Buscando un símbolo de paz
Los vínculos familiares nunca agotan sus infinitas posibilidades a la hora de convertirse en el tema de una película. A pesar de haber sido transitados en diferentes formas y estilos, siempre que la sangre aparezca de por medio hay, por lo menos, un drama que contar. El otro hijo (Le fils de l’autre, 2012) aprovecha estos vínculos pero no sólo para ponerlos en crisis sino también para proponer una mirada sobre los conflictos raciales y religiosos.
Joseph (Jules Sitruk) vive junto a sus padres en Tel Aviv. La finalización del colegio secundario lo enfrenta a su obligación militar de alistarse en el ejército. Al momento de leer los resultados de sus análisis médicos los grupos sanguíneos de él y sus padres no coinciden. Rápidamente se enteran que, el día de su nacimiento, Joseph fue intercambiado con otro niño durante una inminente evacuación. Ese otro niño es Yacine (Mehdi Dehbi), un adolescente palestino quien, junto con Joseph descubrirá algo inesperado sobre su destino.
El miedo, la sorpresa, la vergüenza, el dolor. Todos estos sentimientos atravesarán padres e hijos en este film. Al principio ninguno sabrá muy bien cómo proceder pero ninguna de las familias elige el silencio. Ese camino, tal vez el más doloroso, deja a los hijos en un lugar vulnerable, terrible, absurdo. En la absurdidad de la propia identidad que se ve desvanecida en un instante. Para Joseph será cuestionarse su judaísmo principalmente. Mientras que para Jacine, tal vez un poco más abierto, su nueva identidad es quizás más un puente que un problema. Los prejuicios religiosos no parecen tener el suficiente peso en este joven. Tampoco para Joseph, pero quizás, con un padre militar, sus sentimientos sean un poco más confusos.
La película decide hacer frente a casi todos los problemas que este descubrimiento desencadena. Y no decide caer en el extremo dramatismo. Aún cuando se focaliza en el dolor de las madres, quienes son las que con mayor intensidad viven la tensión de decidir si poder amar a un hijo casi desconocido pero que lleva su propia sangre. Por momentos parece que la historia es una excusa para hablar de un tema que parece no tener fin. El conflicto entre israelíes y palestinos. Es así que Lorraine Lévy no se priva de mostrar la frontera, donde cada persona es mirada y tratada como una amenaza. Esas escenas aparecen más de una vez, demostrando la violencia que el día a día conlleva para esta gente.

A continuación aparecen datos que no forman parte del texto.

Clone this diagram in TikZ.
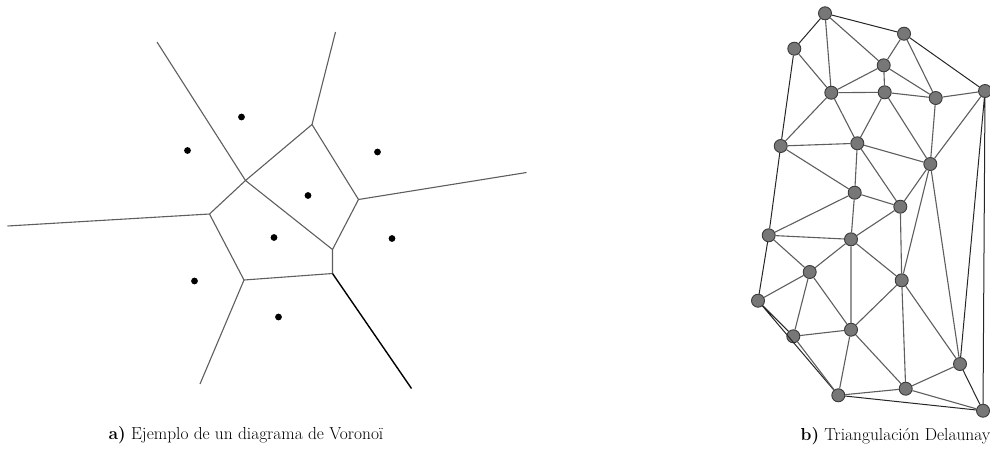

La película recorre con delicadeza pero también sin rodeos un conflicto que para las nuevas generaciones va perdiendo sentido. Es así que parece existir una cierta intención de denuncia por parte de la directora o tal vez una fuerte crítica hacia los que deciden continuar envolviendo a los jóvenes en una vieja y absurda guerra. Pero claramente es un film que apela a la sensibilidad y al gran tema universal que es la aceptación del otro.